→ **REQUIRED TASK**
Transcribe each line of the material as it is, and drop any picture.
★ ★ ★ ★ ★ ★ ★
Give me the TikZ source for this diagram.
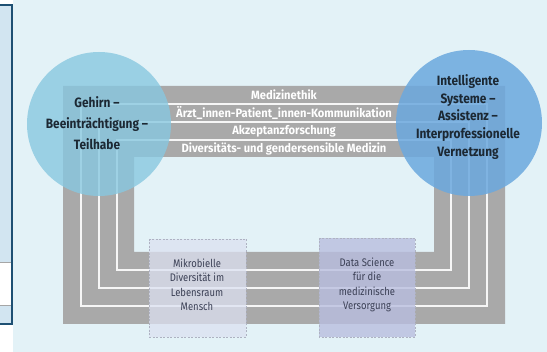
\documentclass[tikz,border=0pt]{standalone}
\usepackage{fontspec}
\setmainfont{Fira Sans}
\newfontfamily\barfont{Fira Sans}[FakeStretch=0.93]
\newfontfamily\hubfont{Fira Sans}[FakeStretch=0.88]
\newfontfamily\fieldfont{Fira Sans}[FakeStretch=0.86]
\begin{document}
\definecolor{pagebg}{HTML}{E3F2F7}
\definecolor{panelfill}{HTML}{D2E5F1}
\definecolor{panelline}{HTML}{1E5073}
\definecolor{framegray}{HTML}{A9A9A9}
\definecolor{leftblue}{HTML}{88C8E0}
\definecolor{rightblue}{HTML}{6BA8DE}
\definecolor{darktext}{HTML}{1C2833}
\definecolor{boxtext}{HTML}{3B4055}
\definecolor{boxlightfill}{HTML}{DCE1F1}
\definecolor{boxdarkfill}{HTML}{B9BEDF}
\definecolor{boxedge}{HTML}{AEB2C2}
\begin{tikzpicture}[x=1pt,y=-1pt,
  strand/.style={draw=white,line width=1.2pt,opacity=0.9},
  bartext/.style={text=white,font=\barfont\bfseries\fontsize{12}{14}\selectfont,inner sep=0pt},
  hubtext/.style={text=darktext,align=center,inner sep=0pt},
  fieldbox/.style={draw=boxedge,line width=0.8pt,dash pattern=on 2pt off 1.5pt},
  fieldtext/.style={text=boxtext,align=center,inner sep=0pt,
    font=\fieldfont\fontsize{11}{14.5}\selectfont}]
% canvas and page background
\useasboundingbox (0,0) rectangle (547,352);
\fill[white] (0,0) rectangle (547,352);
\fill[pagebg] (13,0) rectangle (547,352);
% neighbouring panel at the left edge
\fill[panelfill] (-5,5) rectangle (12,324);
\filldraw[fill=white,draw=gray!70,line width=0.8pt] (-5,262) rectangle (11,305);
\draw[panelline,line width=2.5pt] (-5,5) rectangle (12,324);
% grey frame
\fill[framegray,even odd rule] (63,86) rectangle (505,324) (134,157) rectangle (434,252);
% white strands running round the frame
\draw[strand] (81,104) rectangle (487,306);
\draw[strand] (99,122) rectangle (469,288);
\draw[strand] (117,140) rectangle (451,270);
% labels of the strands
\node[bartext] (ethik) at (284,95) {Medizinethik};
\node[bartext] (komm) at (284,113) {Ärzt\_innen-Patient\_innen-Kommunikation};
\node[bartext] (akzept) at (284,131) {Akzeptanzforschung};
\node[bartext] (gender) at (284,148.5) {Diversitäts- und gendersensible Medizin};
% the two hubs
\fill[leftblue,opacity=0.8] (99,124) circle (72);
\fill[rightblue,opacity=0.85] (469,123) circle (73);
\node[hubtext,font=\hubfont\bfseries\fontsize{13.5}{21}\selectfont] (gehirn) at (97,123)
  {Gehirn –\\Beeinträchtigung –\\Teilhabe};
\node[hubtext,font=\hubfont\bfseries\fontsize{13.5}{17.8}\selectfont] (systeme) at (468,117)
  {Intelligente\\Systeme –\\Assistenz –\\Interprofessionelle\\Vernetzung};
% fields at the bottom
\filldraw[fieldbox,fill=boxlightfill,fill opacity=0.75] (149,239) rectangle (246,337);
\filldraw[fieldbox,fill=boxdarkfill,fill opacity=0.8] (319,238) rectangle (415,337);
\node[fieldtext] (mikro) at (197,285) {Mikrobielle\\Diversität im\\Lebensraum\\Mensch};
\node[fieldtext] (data) at (367,285) {Data Science\\für die\\medizinische\\Versorgung};
\end{tikzpicture}
\end{document}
★ ★ ★ ★ ★ ★ ★
→ **TASK OUTPUT**
Give me the TikZ source for this diagram.
\documentclass[tikz,border=0pt]{standalone}
\usepackage{fontspec}
\setmainfont{Fira Sans}
\newfontfamily\barfont{Fira Sans}[FakeStretch=0.93]
\newfontfamily\hubfont{Fira Sans}[FakeStretch=0.88]
\newfontfamily\fieldfont{Fira Sans}[FakeStretch=0.86]
\begin{document}
\definecolor{pagebg}{HTML}{E3F2F7}
\definecolor{panelfill}{HTML}{D2E5F1}
\definecolor{panelline}{HTML}{1E5073}
\definecolor{framegray}{HTML}{A9A9A9}
\definecolor{leftblue}{HTML}{88C8E0}
\definecolor{rightblue}{HTML}{6BA8DE}
\definecolor{darktext}{HTML}{1C2833}
\definecolor{boxtext}{HTML}{3B4055}
\definecolor{boxlightfill}{HTML}{DCE1F1}
\definecolor{boxdarkfill}{HTML}{B9BEDF}
\definecolor{boxedge}{HTML}{AEB2C2}
\begin{tikzpicture}[x=1pt,y=-1pt,
  strand/.style={draw=white,line width=1.2pt,opacity=0.9},
  bartext/.style={text=white,font=\barfont\bfseries\fontsize{12}{14}\selectfont,inner sep=0pt},
  hubtext/.style={text=darktext,align=center,inner sep=0pt},
  fieldbox/.style={draw=boxedge,line width=0.8pt,dash pattern=on 2pt off 1.5pt},
  fieldtext/.style={text=boxtext,align=center,inner sep=0pt,
    font=\fieldfont\fontsize{11}{14.5}\selectfont}]
% canvas and page background
\useasboundingbox (0,0) rectangle (547,352);
\fill[white] (0,0) rectangle (547,352);
\fill[pagebg] (13,0) rectangle (547,352);
% neighbouring panel at the left edge
\fill[panelfill] (-5,5) rectangle (12,324);
\filldraw[fill=white,draw=gray!70,line width=0.8pt] (-5,262) rectangle (11,305);
\draw[panelline,line width=2.5pt] (-5,5) rectangle (12,324);
% grey frame
\fill[framegray,even odd rule] (63,86) rectangle (505,324) (134,157) rectangle (434,252);
% white strands running round the frame
\draw[strand] (81,104) rectangle (487,306);
\draw[strand] (99,122) rectangle (469,288);
\draw[strand] (117,140) rectangle (451,270);
% labels of the strands
\node[bartext] (ethik) at (284,95) {Medizinethik};
\node[bartext] (komm) at (284,113) {Ärzt\_innen-Patient\_innen-Kommunikation};
\node[bartext] (akzept) at (284,131) {Akzeptanzforschung};
\node[bartext] (gender) at (284,148.5) {Diversitäts- und gendersensible Medizin};
% the two hubs
\fill[leftblue,opacity=0.8] (99,124) circle (72);
\fill[rightblue,opacity=0.85] (469,123) circle (73);
\node[hubtext,font=\hubfont\bfseries\fontsize{13.5}{21}\selectfont] (gehirn) at (97,123)
  {Gehirn –\\Beeinträchtigung –\\Teilhabe};
\node[hubtext,font=\hubfont\bfseries\fontsize{13.5}{17.8}\selectfont] (systeme) at (468,117)
  {Intelligente\\Systeme –\\Assistenz –\\Interprofessionelle\\Vernetzung};
% fields at the bottom
\filldraw[fieldbox,fill=boxlightfill,fill opacity=0.75] (149,239) rectangle (246,337);
\filldraw[fieldbox,fill=boxdarkfill,fill opacity=0.8] (319,238) rectangle (415,337);
\node[fieldtext] (mikro) at (197,285) {Mikrobielle\\Diversität im\\Lebensraum\\Mensch};
\node[fieldtext] (data) at (367,285) {Data Science\\für die\\medizinische\\Versorgung};
\end{tikzpicture}
\end{document}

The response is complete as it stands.